I'm an avid fan of military history, but this book didn't impress. The underlying story is actually quite compelling: the first test of two very different tactical styles against one another. The execution of this story, however, was lacking in several fundamentals.
First, in this story, space and spatial relationships are important - the shape and slope of various ridge lines, the narrowness of a particular jungle path, etc. The author, however, skips this descriptive foreplay and grabs directly for the "action." As with any other man who skips foreplay, however, the author's end result here is clumsy, shallow and, in a way, embarrassing: the author takes a complex, emotionally strong and terrifying situation, and makes it sound like a bicycle assembly manual.

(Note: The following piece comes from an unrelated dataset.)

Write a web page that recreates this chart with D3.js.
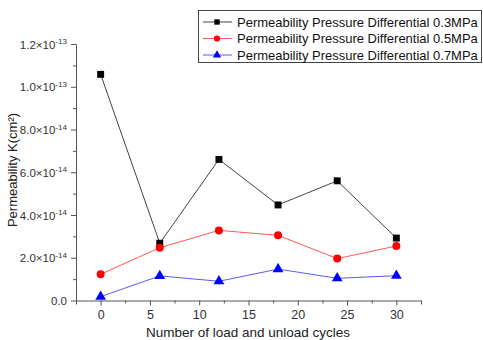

Second, in any story, people and personal relationships are important. Here, however, the author doesn't bother wasting paper on the individuals involved. Rather, he wastes that paper describing not the individuals involved, but the administrative organizations involved, referring to each in a dizzying blizzard of military acronyms. This all makes one confident that the author has in fact read the appropriate US Army communiqués, but makes one question whether he did anything more than transcribe those communiqués.
All in all, a painfully boring read.
By Charles on 09-22-12
The Hill Fights.
I was in High School at the time but I remembered the articles in the newspapers, about these battles. It was a tough time. Later when I served in Viet Nam I fought in the same areas in I Corp. Tha area is everything they say it is, and more.